I enjoyed it so much that he later took me to see
The Mikado, The Yeomen
of the Guard
and the rest of the canon. I learnt many of the songs by heart and would enunciate them in that curiously affected mincing voice favoured by the Company. I tried, at Tom’s suggestion, singing them to Uncle Willy, but he showed no more than a flicker of interest. Sir Harry had followed Bertha Belmore into the dark. Gilbert and Sullivan, like everything else except the mousetrap, had lost their savour.

The cause of Uncle Bill’s stroke was obscure but there were dark rumours. My father told me eventually that it was believed by some that, as a child, he had been injected for smallpox with a needle, insufficiently sterilised, which had previously been used on a baby infected with syphilis. It is true he never married but this is more probably because of his psoriasis, a flaking of the skin caused by the overproduction of cells, which afflicted his whole body with the exception of his face and hands. This led to terrible irritation especially at night and his only relief was to get up and take a tar bath. There was a limit to the time he was allowed to stay in the water and my father told me that once, staying at Rosedale in a room next to the bathroom, he had been awakened by Uncle Bill murmuring something rhythmically to himself and, on enquiring next morning, he discovered it to be Lewis Carroll’s
The Hunting of the Snark.
Apparently the time it took Bill to recite this work coincided exactly with the period he was allowed to submerge himself in the medicated waters.

Apart from his shaking and the psoriasis, Uncle Bill also suffered from a hatred of anything sweet or sugary with the single if inexplicable exception of chocolate peppermint creams, for which indeed he nourished an inordinate passion.

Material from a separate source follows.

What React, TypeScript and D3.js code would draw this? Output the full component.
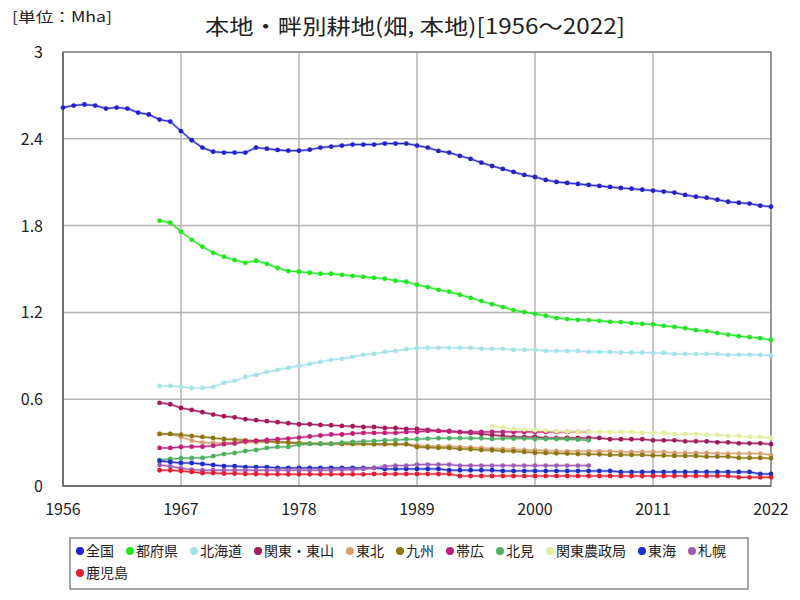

In consequence he was given each day his own little dish of Hasty Pudding, a kind of unsweetened soufflé, while everyone else dug into a wide choice of elaborate trifles, tarts and rich rice dishes.

As the head of the household it would normally have been his prerogative to carve the enormous joint which preceded the puddings, but his ague and general disability prevented it. With no apparent irony intended, it fell to him in recompense to ladle out the puddings which were placed in front of him after the removal of the meat course.

‘Anyone want any of this muck?’ he would enquire. Frequently this was one of the only three times he spoke during our entire visit. The other two sentences were ‘How’s yourself?’ on our arrival and ‘Look after yourself’ on our departure. The contrast for older members of the family who remembered him as ‘very talkative’ must have been extraordinary.

The great occasion of the year at Chatham Street was the family party held towards the end of the week after Christmas. Almost every Melly and Smith living were present and, in the case of married women nee Melly, their husbands and children also. The one notable exception was Willie Bert’s mother, Great-Aunt Beatrice, who lived in southern England. After a toast to ‘absent friends’, Willie Bert always leapt to his feet and proposed ‘My Mother’ as a codicil. It was more likely her geographical rather than her ‘invidious position’ as a divorced woman which prevented her presence at the Chatty parties. Not that distance alone kept many members of the family away. My Great-Aunt Nell and her daughter Cousin Nell were assiduous attenders. They lived together in London in an Edwardian mansion block off the Fulham Road with eau-de-Nil walls and fine Dutch furniture, but stayed a great deal at Chatham Street and indeed lived there during the Hitler war; Aunt Nell looking after Uncle Bill, Cousin Nell driving a Civil Defence ambulance throughout the Blitz. Aunt Nell and her daughter were known as ‘Old Nell’ and ‘Young Nell’.